Juliet Carpenter
The Goethe-Institut New Zealand and Contemporary HUM present a series of portraits about New Zealand artists who have found a new home - also artistically - in Germany. Curator Cameron Ah Loo-Matamua chats with Frankfurt-based filmmaker Juliet Carpenter.
By Cameron Ah Loo-Matamua
I am speaking to Juliet through the blue glare of my laptop screen. She is speaking from Frankfurt am Main while I am in Tāmaki Makaurau. We have spoken like this for the last four years through differing time zones, places and moods. In this call she has ensconced herself to the side of her bedroom with a cup of tea and one foot up on her chair. It is night for me so the haze of her morning-lit bedroom is harsh. “The main focus is how to make a narrative film in a time where all narratives have been kind of dismantled…” she explains to me. We are speaking about the production of her latest film EGOLANE, while also trying to conjure a cohesive retrospective of these past few years that have been so intensely punctuated by the coronavirus pandemic.
In late 2018 Juliet moved to Germany to take a place in the film class of Frankfurt’s State Academy of Fine Arts, better known as Städelschule, to be taught by artist professors such as Douglas Gordon, Wu Tsang, and Gerard Byrne. Her campus experience, although paced atypically, seems to have been a fuller and more intentional undertaking precisely because of the intermittent waves of lockdowns and course adaptations to virtual delivery–the reality for most students across the globe right now. Like many artists working within this peculiar context her relationship to her studio space and editing room has deepened, however coupled with feelings of isolation and boredom. We speak often on these dual states of productivity and inertia, trying to make sense of them. Juliet relates this to thinking by musician Terre Thaemlitz, also known as DJ Sprinkles, in which she argues for boredom as a necessary part of any listening experience as it allows space for moments of true euphoria to occur. Juliet riffs on this by adding that “...music is able to offer a nonlinear affective experience that is compelling,” and perhaps in ways that traditions of literature or cinema struggle harder to achieve. This felt to me like a true or even optimistic assessment of the last two years and it made me recall what a friend quipped to me recently: ‘...there is no joy without context.’”

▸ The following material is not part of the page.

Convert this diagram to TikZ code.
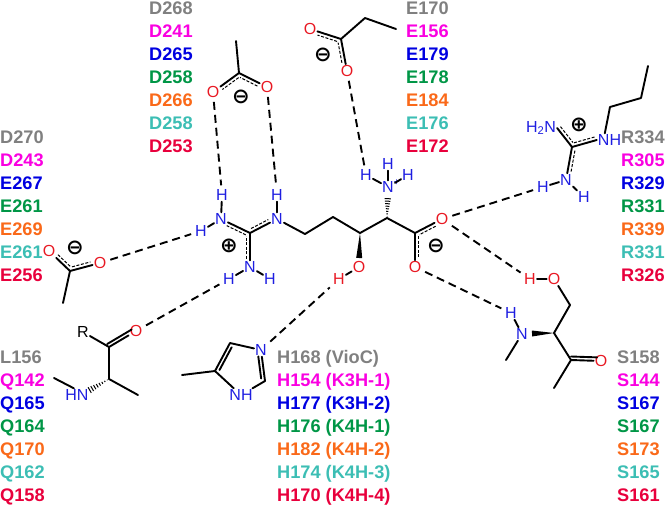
\documentclass[tikz,border=0pt]{standalone}
\usepackage{fontspec}
\setmainfont{Liberation Sans}
\newfontfamily\chargefont{DejaVu Sans}
\usetikzlibrary{calc}
\definecolor{resmag}{RGB}{250,0,225}
\definecolor{resblue}{RGB}{0,0,225}
\definecolor{resgreen}{RGB}{0,150,70}
\definecolor{resorange}{RGB}{250,105,25}
\definecolor{resteal}{RGB}{60,190,180}
\definecolor{rescrim}{RGB}{232,0,60}
\definecolor{atomred}{RGB}{232,25,35}
\definecolor{atomblue}{RGB}{30,30,225}
\tikzset{
	res/.style={anchor=base west, inner sep=0pt, font=\fontsize{18.2}{20}\selectfont\bfseries},
	atom/.style={inner sep=1pt, font=\fontsize{16}{17}\selectfont},
	oatom/.style={atom, text=atomred},
	natom/.style={atom, text=atomblue},
	charge/.style={inner sep=0pt, font=\fontsize{21}{22}\selectfont\chargefont\bfseries},
	bond/.style={line width=1.9pt, line cap=round, line join=round},
	hbond/.style={line width=1.9pt, dash pattern=on 8pt off 5pt, shorten <=3pt, shorten >=3pt},
	deloc/.style={line width=1pt, dash pattern=on 3pt off 1.6pt, shorten <=3pt, shorten >=3pt}
}
\def\sidebond[#1](#2)(#3){\draw[#1] ($(#2)!3.5pt!90:(#3)$) -- ($(#3)!3.5pt!-90:(#2)$);}
\def\wedgebond(#1)(#2){\fill ($(#2)!3pt!90:(#1)$) -- (#1) -- ($(#2)!3pt!-90:(#1)$) -- cycle;}
\def\hashbond(#1)(#2){\foreach \t in {0.08,0.2,...,1.0} {\draw[line width=1pt] ($(#1)!\t!(#2)!{\t*3.5pt}!90:(#2)$) -- ($(#1)!\t!(#2)!{\t*3.5pt}!-90:(#2)$);}}

\begin{document}
\begin{tikzpicture}[x=1pt, y=-1pt]
	\useasboundingbox (0, 0) rectangle (666, 504);
	%%%%% START %%%%%

	% top acetate
	\coordinate (acMe) at (236, 41);
	\coordinate (acC) at (239, 73);
	\node[oatom] (acOl) at (213, 92) {O};
	\node[oatom] (acOr) at (267, 87) {O};
	\node[charge] (acMinus) at (241, 97) {⊖};
	\draw[bond] (acMe) -- (acC);
	\draw[bond] (acC) -- (acOl);
	\draw[bond] (acC) -- (acOr);
	\sidebond[deloc, shorten >=9pt](acC)(acOl);
	\sidebond[deloc, shorten <=9pt](acOr)(acC);

	% top propionate
	\coordinate (prMe) at (396, 29);
	\coordinate (prCh) at (365, 18);
	\coordinate (prC) at (341, 39);
	\node[oatom] (prOl) at (310, 29) {O};
	\node[oatom] (prOb) at (347, 71) {O};
	\node[charge] (prMinus) at (323, 55) {⊖};
	\draw[bond] (prMe) -- (prCh) -- (prC);
	\draw[bond] (prC) -- (prOl);
	\draw[bond] (prC) -- (prOb);
	\sidebond[deloc, shorten >=9pt](prC)(prOl);
	\sidebond[deloc, shorten <=9pt](prOb)(prC);

	% left acetate
	\coordinate (laMe) at (63, 303);
	\coordinate (laC) at (70, 271);
	\node[oatom] (laOl) at (49, 251) {O};
	\node[oatom] (laOr) at (100, 263) {O};
	\node[charge] (laMinus) at (75, 248) {⊖};
	\draw[bond] (laMe) -- (laC);
	\draw[bond] (laC) -- (laOl);
	\draw[bond] (laC) -- (laOr);
	\sidebond[deloc, shorten <=9pt](laOl)(laC);
	\sidebond[deloc, shorten >=9pt](laC)(laOr);

	% guanidinium of the substrate
	\coordinate (guC) at (250, 233);
	\node[natom] (guNl) at (221, 219) {N};
	\node[natom] (guNr) at (277, 219) {N};
	\node[natom] (guNb) at (250, 267) {N};
	\node[natom] (guHa) at (222, 195) {H};
	\node[natom] (guHl) at (201, 231) {H};
	\node[natom] (guHb) at (277, 195) {H};
	\node[natom] (guHc) at (229, 279) {H};
	\node[natom] (guHd) at (270, 279) {H};
	\node[charge] (guPlus) at (229, 246) {⊕};
	\draw[bond] (guHa) -- (guNl);
	\draw[bond] (guHl) -- (guNl);
	\draw[bond] (guHb) -- (guNr);
	\draw[bond] (guHc) -- (guNb);
	\draw[bond] (guHd) -- (guNb);
	\draw[bond] (guNl) -- (guC);
	\draw[bond] (guNr) -- (guC);
	\draw[bond] (guNb) -- (guC);
	\sidebond[deloc, shorten >=8pt](guC)(guNl);
	\sidebond[deloc, shorten >=8pt](guC)(guNr);
	\sidebond[deloc, shorten <=8pt](guNb)(guC);

	% substrate chain
	\coordinate (chA) at (305, 234);
	\coordinate (chB) at (333, 217);
	\coordinate (chC) at (360, 233);
	\coordinate (chD) at (387, 218);
	\coordinate (chE) at (415, 233);
	\node[oatom] (subOt) at (442, 219) {O};
	\node[oatom] (subOb) at (415, 267) {O};
	\node[oatom] (subOh) at (359, 267) {O};
	\node[oatom] (subH) at (339, 279) {H};
	\node[natom] (subN) at (388, 187) {N};
	\node[natom, inner sep=0pt, font=\fontsize{10}{10}\selectfont] (subPlus) at (396.5, 183) {+};
	\node[natom] (subHt) at (388, 164) {H};
	\node[natom] (subHl) at (366, 175) {H};
	\node[natom] (subHr) at (408, 175) {H};
	\node[charge] (subMinus) at (436, 246) {⊖};
	\coordinate (subWo) at (359.2, 258);
	\coordinate (subWn) at (387.8, 197);
	\draw[bond] (guNr) -- (chA) -- (chB) -- (chC) -- (chD) -- (chE);
	\draw[bond] (chE) -- (subOt);
	\draw[bond] (chE) -- (subOb);
	\sidebond[deloc, shorten <=9pt](subOt)(chE);
	\sidebond[deloc, shorten >=9pt](chE)(subOb);
	\wedgebond(chC)(subWo);
	\hashbond(chD)(subWn);
	\draw[bond] (subHt) -- (subN);
	\draw[bond] (subHl) -- (subN);
	\draw[bond] (subHr) -- (subN);
	\draw[bond] (subOh) -- (subH);

	% arginine, top right
	\coordinate (arMe) at (648, 66);
	\coordinate (arCa) at (641, 98);
	\coordinate (arCb) at (610, 107);
	\coordinate (arC) at (572, 147);
	\node[natom] (arNt) at (541, 128) {H\textsubscript{2}N};
	\node[natom] (arNr) at (609.5, 140) {NH};
	\node[natom] (arNb) at (566, 180) {N};
	\node[natom] (arHl) at (543, 187) {H};
	\node[natom] (arHr) at (584, 197) {H};
	\node[charge] (arPlus) at (579, 125) {⊕};
	\coordinate (arNtb) at (arNt.east);
	\coordinate (arNrb) at (arNr.west);
	\draw[bond] (arMe) -- (arCa) -- (arCb) -- (arNr.125);
	\draw[bond] (arNtb) -- (arC);
	\draw[bond] (arNrb) -- (arC);
	\draw[bond] (arNb) -- (arC);
	\sidebond[deloc, shorten <=1pt](arNtb)(arC);
	\sidebond[deloc, shorten >=1pt](arC)(arNrb);
	\sidebond[deloc, shorten >=8pt](arC)(arNb);
	\draw[bond] (arHl) -- (arNb);
	\draw[bond] (arHr) -- (arNb);

	% serine, lower right
	\coordinate (seCh) at (570, 305);
	\coordinate (seCa) at (554, 333);
	\coordinate (seC) at (571, 360);
	\coordinate (seMe) at (554, 388);
	\coordinate (seMn) at (506, 360);
	\coordinate (seWn) at (532, 333.5);
	\node[oatom] (seOh) at (554, 279) {O};
	\node[oatom] (seH) at (530, 279) {H};
	\node[natom] (seN) at (522, 334) {N};
	\node[natom] (seHn) at (511, 313) {H};
	\node[oatom] (seO) at (601, 361) {O};
	\draw[bond] (seOh) -- (seCh) -- (seCa) -- (seC) -- (seMe);
	\draw[bond] (seOh) -- (seH);
	\draw[bond] (seC) -- (seO);
	\sidebond[bond, shorten >=4pt](seC)(seO);
	\wedgebond(seCa)(seWn);
	\draw[bond] (seN) -- (seMn);
	\draw[bond] (seN) -- (seHn);

	% peptide, lower left
	\coordinate (peC) at (109, 347);
	\coordinate (peCa) at (109, 379);
	\coordinate (peMe) at (138, 395);
	\coordinate (peMn) at (54, 378);
	\coordinate (peWn) at (88, 391);
	\node[atom] (peR) at (83, 332) {R};
	\node[oatom] (peO) at (136, 331) {O};
	\node[natom] (peN) at (77, 395) {HN};
	\draw[bond] (peR) -- (peC) -- (peCa) -- (peMe);
	\draw[bond] (peC) -- (peO);
	\sidebond[bond, shorten >=3pt](peC)(peO);
	\hashbond(peCa)(peWn);
	\draw[bond] (peMn) -- (peN.115);

	% imidazole
	\coordinate (imMe) at (182, 375);
	\coordinate (imCl) at (215, 371);
	\coordinate (imCt) at (230, 343);
	\coordinate (imCr) at (265, 381);
	\node[natom] (imN) at (261, 350) {N};
	\node[natom] (imNh) at (241, 395) {NH};
	\draw[bond] (imMe) -- (imCl) -- (imCt) -- (imN);
	\draw[bond] (imN) -- (imCr) -- (imNh);
	\draw[bond] (imNh) -- (imCl);
	\sidebond[bond, shorten <=3pt, shorten >=3pt](imCt)(imCl);
	\sidebond[bond, shorten <=3pt, shorten >=6pt](imCr)(imN);

	% hydrogen bonds
	\draw[hbond] (acOl) -- (guHa);
	\draw[hbond] (acOr) -- (guHb);
	\draw[hbond] (prOb) -- (subHl);
	\draw[hbond] (laOr) -- (guHl);
	\draw[hbond] (peO) -- (guHc);
	\draw[hbond] (imN) -- (subH);
	\draw[hbond] (subOt) -- (arHl);
	\draw[hbond] (subOt) -- (seH);
	\draw[hbond] (subOb) -- (seHn);

	% residue labels
	\node[res, text=gray] (dGray) at (149, 14) {D268};
	\node[res, text=resmag] (dMag) at (149, 37) {D241};
	\node[res, text=resblue] (dBlue) at (149, 60) {D265};
	\node[res, text=resgreen] (dGreen) at (149, 83) {D258};
	\node[res, text=resorange] (dOrange) at (149, 106) {D266};
	\node[res, text=resteal] (dTeal) at (149, 129) {D258};
	\node[res, text=rescrim] (dCrim) at (149, 152) {D253};

	\node[res, text=gray] (eGray) at (406, 14) {E170};
	\node[res, text=resmag] (eMag) at (406, 37) {E156};
	\node[res, text=resblue] (eBlue) at (406, 60) {E179};
	\node[res, text=resgreen] (eGreen) at (406, 83) {E178};
	\node[res, text=resorange] (eOrange) at (406, 106) {E184};
	\node[res, text=resteal] (eTeal) at (406, 129) {E176};
	\node[res, text=rescrim] (eCrim) at (406, 152) {E172};

	\node[res, text=gray] (lGray) at (0, 143) {D270};
	\node[res, text=resmag] (lMag) at (0, 166) {D243};
	\node[res, text=resblue] (lBlue) at (0, 189) {E267};
	\node[res, text=resgreen] (lGreen) at (0, 212) {E261};
	\node[res, text=resorange] (lOrange) at (0, 235) {E269};
	\node[res, text=resteal] (lTeal) at (0, 258) {E261};
	\node[res, text=rescrim] (lCrim) at (0, 281) {E256};

	\node[res, text=gray] (rGray) at (621, 143) {R334};
	\node[res, text=resmag] (rMag) at (621, 166) {R305};
	\node[res, text=resblue] (rBlue) at (621, 189) {R329};
	\node[res, text=resgreen] (rGreen) at (621, 212) {R331};
	\node[res, text=resorange] (rOrange) at (621, 235) {R339};
	\node[res, text=resteal] (rTeal) at (621, 258) {R331};
	\node[res, text=rescrim] (rCrim) at (621, 281) {R326};

	\node[res, text=gray] (qGray) at (0, 363) {L156};
	\node[res, text=resmag] (qMag) at (0, 386) {Q142};
	\node[res, text=resblue] (qBlue) at (0, 409) {Q165};
	\node[res, text=resgreen] (qGreen) at (0, 432) {Q164};
	\node[res, text=resorange] (qOrange) at (0, 455) {Q170};
	\node[res, text=resteal] (qTeal) at (0, 478) {Q162};
	\node[res, text=rescrim] (qCrim) at (0, 501) {Q158};

	\node[res, text=gray] (hGray) at (277, 363) {H168 (VioC)};
	\node[res, text=resmag] (hMag) at (277, 386) {H154 (K3H-1)};
	\node[res, text=resblue] (hBlue) at (277, 409) {H177 (K3H-2)};
	\node[res, text=resgreen] (hGreen) at (277, 432) {H176 (K4H-1)};
	\node[res, text=resorange] (hOrange) at (277, 455) {H182 (K4H-2)};
	\node[res, text=resteal] (hTeal) at (277, 478) {H174 (K4H-3)};
	\node[res, text=rescrim] (hCrim) at (277, 501) {H170 (K4H-4)};

	\node[res, text=gray] (sGray) at (617, 363) {S158};
	\node[res, text=resmag] (sMag) at (617, 386) {S144};
	\node[res, text=resblue] (sBlue) at (617, 409) {S167};
	\node[res, text=resgreen] (sGreen) at (617, 432) {S167};
	\node[res, text=resorange] (sOrange) at (617, 455) {S173};
	\node[res, text=resteal] (sTeal) at (617, 478) {S165};
	\node[res, text=rescrim] (sCrim) at (617, 501) {S161};

	%%%%% END %%%%%
\end{tikzpicture}
\end{document}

Juliet’s remarks are suggestive of her approach to making EGOLANE, commissioned by Berlin gallery, Salon Stuttgart, and which she will also present as part of ‘Rundgang’ Städelschule’s annual student exhibition. The film loosely depicts the story of an unidentified woman travelling alone in an autonomous car, who upon suffering an injury dies within the moving yet driverless vehicle. Her lifeless body, subtly sliding to the rhythm of the car and glistening with a halo of blood, is the first image we see. It is a jarring first encounter, and is coupled with flashes of the character alive, anguishing at an earlier stage in her journey. As is characteristic of much of Juliet’s other work the film offers a harrowing intimacy to its portrayal of varying psychological states, and in this film its effect is amplified by the context of the pandemic in which it is produced. The filmic location of the car becomes a metaphoric space of isolation where the experience of time is marked primarily by the protagonist's emotional journey through feelings of despair, ecstasy, contemplation and boredom, rather than conventional sequencing of significant events. In this way the film performs an affective experience similar to that of our global lockdowns, where time is rendered as an amorphous concept that feels like it has been lost, its usual reliability corrupted by the inability to exit our homes and maintain daily rituals. As Juliet earlier alluded, this rupture to our ritualistic keeping of time becomes a profound phenomena ripe for cinematic exploration.
Juliet has continued to develop her distinct cinematic language throughout her time in Germany, one that is acutely aware of the mechanics of its production and the contexts in which it emerges from. In EGOLANE she revisits the art of the character study, arriving at a work that contains searing allegorical import.